Philip of the Croziermen was a 13th century Norwegian Earl and Anti-king. Along with Erling Stonewall and Ingi of the Crozier-men he was a leader of the Croziermen. He seems to have spent most of his time in Tønsberg acting as the ruler of that city during his tenure as king of the Croziermen. Sometime around 1206 AD. he was chosen to be the new king of the Crozier-men following the death of Erling Stonewall. Around 1207 he led an army to Bergen where Prince Haakon IV of Norway was staying and were going to take the castle by force but it was given to them on the advice of the Archbishop Thorir. Many of the Crozier-men thought it would be a good idea to replace Philip with Haakon (a young boy) who they could control more. Philip was not aware of these plans. Soon Philip heard that Earl Haakon the Crazy was on his way to Bergen with an army and the crozier-men decided to flee from the city. Philip departed and left Prince Haakon (the boy) with the Archbishop Thorir per his request. Some time after this he married King Sverre of Norway's daughter Lady Christine.

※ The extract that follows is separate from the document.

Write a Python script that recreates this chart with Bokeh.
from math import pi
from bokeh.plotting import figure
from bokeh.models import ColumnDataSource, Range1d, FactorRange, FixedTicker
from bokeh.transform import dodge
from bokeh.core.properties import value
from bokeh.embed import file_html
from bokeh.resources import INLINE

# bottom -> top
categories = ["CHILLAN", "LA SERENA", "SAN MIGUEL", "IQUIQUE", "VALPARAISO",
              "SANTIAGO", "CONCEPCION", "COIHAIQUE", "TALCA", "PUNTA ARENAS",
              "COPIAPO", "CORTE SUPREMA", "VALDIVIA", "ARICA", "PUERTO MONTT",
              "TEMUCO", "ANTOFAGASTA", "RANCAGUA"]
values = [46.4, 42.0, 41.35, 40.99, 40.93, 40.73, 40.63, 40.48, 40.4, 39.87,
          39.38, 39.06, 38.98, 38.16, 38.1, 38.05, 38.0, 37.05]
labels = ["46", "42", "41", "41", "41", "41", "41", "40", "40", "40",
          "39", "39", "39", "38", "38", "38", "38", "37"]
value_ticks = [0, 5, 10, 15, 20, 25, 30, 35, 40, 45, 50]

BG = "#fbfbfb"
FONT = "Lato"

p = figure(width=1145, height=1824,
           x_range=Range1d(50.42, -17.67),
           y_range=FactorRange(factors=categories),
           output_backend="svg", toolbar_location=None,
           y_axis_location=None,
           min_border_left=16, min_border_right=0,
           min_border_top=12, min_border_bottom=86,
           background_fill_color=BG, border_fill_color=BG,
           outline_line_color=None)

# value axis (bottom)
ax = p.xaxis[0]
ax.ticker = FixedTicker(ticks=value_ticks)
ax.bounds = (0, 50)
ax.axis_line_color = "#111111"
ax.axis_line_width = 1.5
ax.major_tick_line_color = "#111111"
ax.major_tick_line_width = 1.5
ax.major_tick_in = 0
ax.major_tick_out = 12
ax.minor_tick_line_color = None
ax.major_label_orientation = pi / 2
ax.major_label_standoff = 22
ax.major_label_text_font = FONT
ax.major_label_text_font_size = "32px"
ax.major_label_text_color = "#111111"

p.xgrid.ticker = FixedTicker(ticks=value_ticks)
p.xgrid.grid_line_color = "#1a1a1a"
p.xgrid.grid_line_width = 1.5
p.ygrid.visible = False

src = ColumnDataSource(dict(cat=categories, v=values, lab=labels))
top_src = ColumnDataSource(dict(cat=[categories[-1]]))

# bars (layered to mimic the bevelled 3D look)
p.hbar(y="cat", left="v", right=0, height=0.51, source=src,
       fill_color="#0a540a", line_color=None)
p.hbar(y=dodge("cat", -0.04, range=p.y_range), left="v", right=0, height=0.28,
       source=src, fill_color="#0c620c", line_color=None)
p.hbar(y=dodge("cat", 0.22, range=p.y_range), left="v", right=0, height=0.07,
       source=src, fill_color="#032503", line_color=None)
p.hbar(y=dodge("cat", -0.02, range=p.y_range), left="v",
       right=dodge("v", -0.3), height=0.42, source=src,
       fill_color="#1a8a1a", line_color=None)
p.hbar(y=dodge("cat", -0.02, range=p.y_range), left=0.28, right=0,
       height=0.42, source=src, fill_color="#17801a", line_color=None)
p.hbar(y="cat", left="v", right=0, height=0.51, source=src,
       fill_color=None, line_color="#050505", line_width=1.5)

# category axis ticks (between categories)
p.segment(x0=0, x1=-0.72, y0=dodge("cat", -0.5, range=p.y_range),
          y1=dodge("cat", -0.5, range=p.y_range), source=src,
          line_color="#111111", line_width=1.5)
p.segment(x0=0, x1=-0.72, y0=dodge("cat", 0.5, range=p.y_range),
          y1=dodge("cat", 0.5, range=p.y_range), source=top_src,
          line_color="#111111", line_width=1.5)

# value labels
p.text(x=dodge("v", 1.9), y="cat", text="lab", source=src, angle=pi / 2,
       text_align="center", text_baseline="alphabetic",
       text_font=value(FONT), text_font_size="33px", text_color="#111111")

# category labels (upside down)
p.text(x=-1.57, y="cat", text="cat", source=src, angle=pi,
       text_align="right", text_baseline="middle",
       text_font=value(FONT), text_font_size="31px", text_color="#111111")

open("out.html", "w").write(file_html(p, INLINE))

Earl Skule Bårdsson ruled as regent of the realm during Prince Haakon's minority. He sent out letters to various magnates and was apparently plotting against the younger Haakon. One of these letters was sent to Philip seeking friendship. Several of Haakon's courtiers sought to expose Skule, but the boy Haakon apparently did not consider him a threat.

Following the election of Haakon IV of Norway Philip sent word to Earl Skule claiming half of Norway, threatening to raise a warband if he was not given it. However his threat was never carried out because he became ill and died in Tønsberg in 1217 AD. some time between June and August.